* **Objective**
Print, word for word, every line from the beginning of the listing up to and including the line with "Chart.register(...registerables);". Pictures are to be excluded.
# # # #
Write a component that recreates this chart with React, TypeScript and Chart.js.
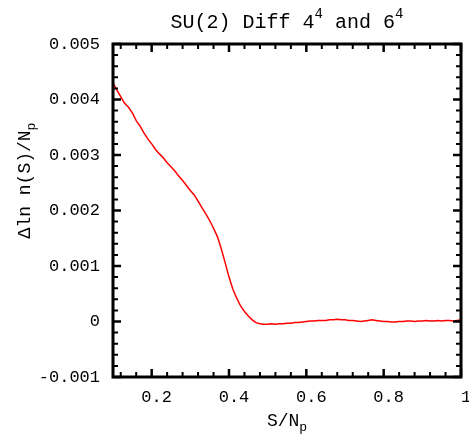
import React, { useEffect, useRef } from "react";
import { Chart, registerables } from "chart.js";

Chart.register(...registerables);

const S_VALUES = [
  0.10, 0.11, 0.12, 0.13, 0.14, 0.15, 0.16, 0.17, 0.18, 0.19,
  0.20, 0.21, 0.22, 0.23, 0.24, 0.25, 0.26, 0.27, 0.28, 0.29,
  0.30, 0.31, 0.32, 0.33, 0.34, 0.35, 0.36, 0.37, 0.38, 0.39,
  0.40, 0.41, 0.42, 0.43, 0.44, 0.45, 0.46, 0.47, 0.48, 0.49,
  0.50, 0.51, 0.52, 0.53, 0.54, 0.55, 0.56, 0.57, 0.58, 0.59,
  0.60, 0.61, 0.62, 0.63, 0.64, 0.65, 0.66, 0.67, 0.68, 0.69,
  0.70, 0.71, 0.72, 0.73, 0.74, 0.75, 0.76, 0.77, 0.78, 0.79,
  0.80, 0.81, 0.82, 0.83, 0.84, 0.85, 0.86, 0.87, 0.88, 0.89,
  0.90, 0.91, 0.92, 0.93, 0.94, 0.95, 0.96, 0.97, 0.98, 0.99,
  1.00,
];

const DIFF_VALUES = [
  0.00430, 0.00417, 0.00405, 0.00393, 0.00386, 0.00376, 0.00362, 0.00352, 0.00340, 0.00329,
  0.00320, 0.00310, 0.00302, 0.00295, 0.00286, 0.00279, 0.00271, 0.00262, 0.00254, 0.00245,
  0.00236, 0.00228, 0.00217, 0.00205, 0.00194, 0.00182, 0.00168, 0.00153, 0.00131, 0.00106,
  0.00080, 0.00058, 0.00042, 0.00028, 0.00018, 0.00010, 0.00003, -0.00002, -0.00004, -0.00005,
  -0.00005, -0.00004, -0.00005, -0.00004, -0.00004, -0.00003, -0.00003, -0.00002, -0.00002, -0.00001,
  0.00000, 0.00001, 0.00001, 0.00002, 0.00002, 0.00002, 0.00003, 0.00003, 0.00004, 0.00003,
  0.00003, 0.00002, 0.00002, 0.00001, 0.00000, 0.00001, 0.00002, 0.00003, 0.00002, 0.00001,
  0.00000, 0.00000, -0.00001, -0.00001, 0.00000, 0.00000, 0.00001, 0.00001, 0.00000, 0.00001,
  0.00001, 0.00002, 0.00001, 0.00001, 0.00002, 0.00001, 0.00002, 0.00002, 0.00001, 0.00002,
  0.00003,
];

const X_TICKS = [0.2, 0.4, 0.6, 0.8, 1.0];
const Y_TICKS = [-0.001, 0, 0.001, 0.002, 0.003, 0.004, 0.005];
const X_MIN = 0.1;
const X_MAX = 1.0;
const Y_MIN = -0.001;
const Y_MAX = 0.005;

const TITLE_PARTS = ["SU(2) Diff 4", "4", " and 6", "4"];
const X_TITLE = ["S/N", "p"];
const Y_TITLE = ["\u0394ln n(S)/N", "p"];

const FONT = '"Liberation Mono", "DejaVu Sans Mono", monospace';

const framePlugin = {
  id: "frameAndTexts",
  afterDatasetsDraw(chart: any) {
    const { ctx, chartArea, scales } = chart;
    const { left, right, top, bottom } = chartArea;
    const xs = scales.x;
    const ys = scales.y;
    ctx.save();
    ctx.strokeStyle = "#000";
    const majorLen = 8;
    const minorLen = 5;
    const xSub = (X_TICKS[1] - X_TICKS[0]) / 5;
    const xMinor: number[] = [];
    for (let v = X_TICKS[0] - xSub; v > X_MIN + 1e-9; v -= xSub) xMinor.push(v);
    for (let i = 0; i < X_TICKS.length - 1; i++) {
      for (let k = 1; k < 5; k++) xMinor.push(X_TICKS[i] + k * xSub);
    }
    const ySub = (Y_TICKS[1] - Y_TICKS[0]) / 5;
    const yMinor: number[] = [];
    for (let i = 0; i < Y_TICKS.length - 1; i++) {
      for (let k = 1; k < 5; k++) yMinor.push(Y_TICKS[i] + k * ySub);
    }
    ctx.lineWidth = 2.5;
    ctx.beginPath();
    X_TICKS.forEach((v) => {
      const px = xs.getPixelForValue(v);
      ctx.moveTo(px, bottom);
      ctx.lineTo(px, bottom - majorLen);
      ctx.moveTo(px, top);
      ctx.lineTo(px, top + majorLen);
    });
    Y_TICKS.forEach((v) => {
      const py = ys.getPixelForValue(v);
      ctx.moveTo(left, py);
      ctx.lineTo(left + majorLen, py);
      ctx.moveTo(right, py);
      ctx.lineTo(right - majorLen, py);
    });
    ctx.stroke();
    ctx.lineWidth = 2;
    ctx.beginPath();
    xMinor.forEach((v) => {
      const px = xs.getPixelForValue(v);
      ctx.moveTo(px, bottom);
      ctx.lineTo(px, bottom - minorLen);
      ctx.moveTo(px, top);
      ctx.lineTo(px, top + minorLen);
    });
    yMinor.forEach((v) => {
      const py = ys.getPixelForValue(v);
      ctx.moveTo(left, py);
      ctx.lineTo(left + minorLen, py);
      ctx.moveTo(right, py);
      ctx.lineTo(right - minorLen, py);
    });
    ctx.stroke();
    ctx.lineWidth = 3;
    ctx.strokeRect(left, top, right - left, bottom - top);

    // title
    ctx.fillStyle = "#000";
    ctx.textBaseline = "alphabetic";
    ctx.textAlign = "left";
    const big = "20px " + FONT;
    const sup = "14px " + FONT;
    const fonts = [big, sup, big, sup];
    const offs = [0, -10, 0, -10];
    let total = 0;
    const widths = TITLE_PARTS.map((t, i) => {
      ctx.font = fonts[i];
      const w = ctx.measureText(t).width;
      total += w;
      return w;
    });
    let x0 = (left + right) / 2 - total / 2;
    TITLE_PARTS.forEach((t, i) => {
      ctx.font = fonts[i];
      ctx.fillText(t, x0, 28 + offs[i]);
      x0 += widths[i];
    });

    // x title
    const axBig = "18px " + FONT;
    const axSub = "13px " + FONT;
    ctx.font = axBig;
    const w1 = ctx.measureText(X_TITLE[0]).width;
    ctx.font = axSub;
    const w2 = ctx.measureText(X_TITLE[1]).width;
    const xx = (left + right) / 2 - (w1 + w2) / 2;
    ctx.font = axBig;
    ctx.fillText(X_TITLE[0], xx, 426);
    ctx.font = axSub;
    ctx.fillText(X_TITLE[1], xx + w1, 431);

    // y title
    ctx.save();
    ctx.translate(30, (top + bottom) / 2 - 30);
    ctx.rotate(-Math.PI / 2);
    ctx.font = axBig;
    const v1 = ctx.measureText(Y_TITLE[0]).width;
    ctx.font = axSub;
    const v2 = ctx.measureText(Y_TITLE[1]).width;
    const yy = -(v1 + v2) / 2;
    ctx.font = axBig;
    ctx.fillText(Y_TITLE[0], yy, 0);
    ctx.font = axSub;
    ctx.fillText(Y_TITLE[1], yy + v1, 5);
    ctx.restore();

    ctx.restore();
  },
};

export default function App() {
  const ref = useRef<HTMLCanvasElement>(null);
  useEffect(() => {
    if (!ref.current) return;
    const chart = new Chart(ref.current, {
      type: "line",
      data: {
        datasets: [
          {
            data: S_VALUES.map((s, i) => ({ x: s, y: DIFF_VALUES[i] })),
            borderColor: "#ff0000",
            borderWidth: 1.5,
            pointRadius: 0,
            tension: 0,
            fill: false,
          },
        ],
      },
      options: {
        animation: false,
        responsive: false,
        layout: { padding: { top: 44, right: 8, left: 0, bottom: 0 } },
        plugins: {
          legend: { display: false },
          title: { display: false },
          tooltip: { enabled: false },
        },
        scales: {
          x: {
            type: "linear",
            min: X_MIN,
            max: X_MAX,
            afterBuildTicks: (s: any) => {
              s.ticks = X_TICKS.map((v) => ({ value: v }));
            },
            afterFit: (s: any) => {
              s.height = 57;
              s.paddingLeft = 0;
              s.paddingRight = 0;
            },
            grid: { display: false, drawTicks: false },
            border: { display: false },
            ticks: {
              autoSkip: false,
              maxRotation: 0,
              padding: 10,
              labelOffset: 5,
              color: "#000",
              font: { family: FONT, size: 17 },
              callback: (v: any) => (Math.abs(v - 1) < 1e-9 ? "1" : Number(v).toFixed(1)),
            },
          },
          y: {
            type: "linear",
            min: Y_MIN,
            max: Y_MAX,
            afterBuildTicks: (s: any) => {
              s.ticks = Y_TICKS.map((v) => ({ value: v }));
            },
            afterFit: (s: any) => {
              s.width = 113;
              s.paddingTop = 0;
              s.paddingBottom = 0;
            },
            grid: { display: false, drawTicks: false },
            border: { display: false },
            ticks: {
              autoSkip: false,
              padding: 13,
              color: "#000",
              font: { family: FONT, size: 17 },
              callback: (v: any) => (Math.abs(v) < 1e-12 ? "0" : Number(v).toFixed(3)),
            },
          },
        },
      },
      plugins: [framePlugin],
    });
    return () => chart.destroy();
  }, []);
  return (
    <div style={{ position: "fixed", left: 0, top: 0, width: 469, height: 434, background: "#fff" }}>
      <canvas ref={ref} width={469} height={434} style={{ width: 469, height: 434 }} />
    </div>
  );
}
# # # #
* **Solution for this task**
Write a component that recreates this chart with React, TypeScript and Chart.js.
import React, { useEffect, useRef } from "react";
import { Chart, registerables } from "chart.js";

Chart.register(...registerables);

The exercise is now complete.